Manufacturers across APAC that have systematically built the monitoring infrastructure, MES connectivity, and data analytics capability described in this guide are already operating at or near this standard. The gap between current state and fully integrated sustainable manufacturing is, for most factories, a structured implementation roadmap.
Conclusion
Green production has moved well beyond its origins as an environmental compliance discipline. For APAC manufacturers competing in global supply chains, it is now a core operational strategy that simultaneously reduces energy and material costs, and builds the data infrastructure that modern manufacturing management requires.
The factories that will lead on sustainability over the next decade are not those that treat it as a separate initiative. They are the ones that integrate green production principles into how they plan, execute, and measure operations every day.
FAQs
What is green production?
Green production refers to manufacturing practices designed to reduce environmental impact while maintaining efficient production operations.

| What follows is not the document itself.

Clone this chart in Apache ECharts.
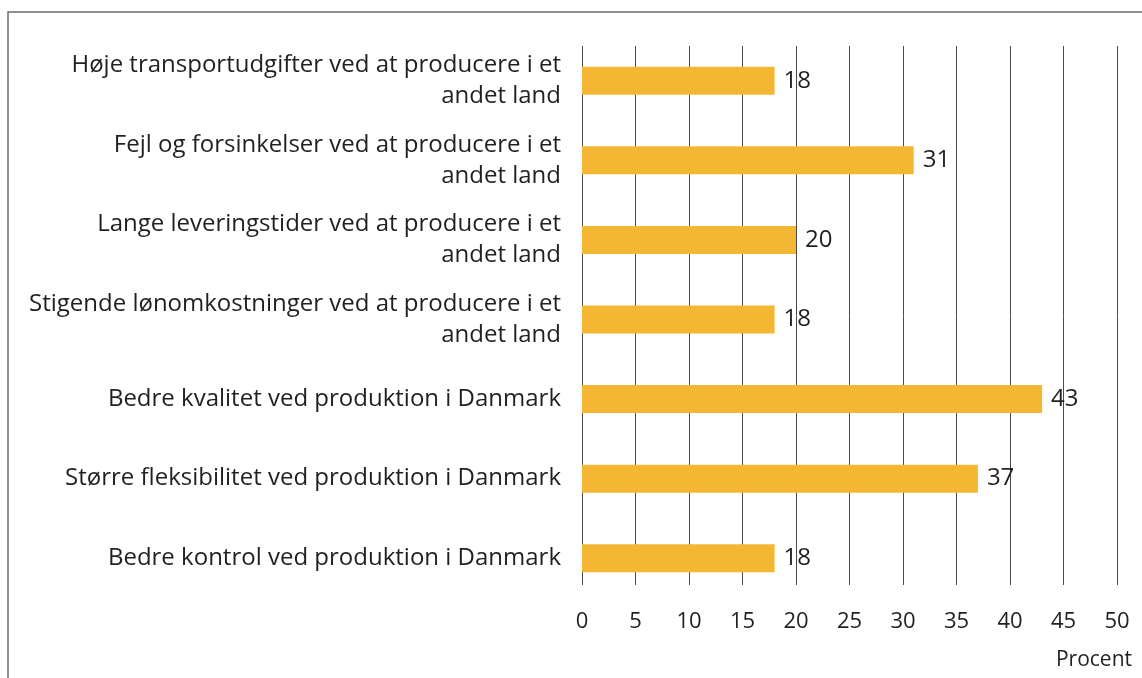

What are the benefits of green production?
Benefits include:
- Reduced energy costs
- Lower material waste
- Improved regulatory compliance
- Stronger sustainability reputation.
How can factories implement green production?
Factories typically start by measuring energy consumption and waste levels. Then, they optimize production processes using technologies such as IoT monitoring systems and MES. This approach enables data-driven improvements across operations.
What technologies support green production?
Key technologies include:
- IoT sensors
- Energy monitoring systems
- MES platforms
- Data analytics tools.
Is green production the same as green manufacturing?
Green production focuses on improving environmental performance within production processes. In contrast, green manufacturing covers broader sustainability initiatives across the entire factory. It includes infrastructure, supply chain, and environmental management systems.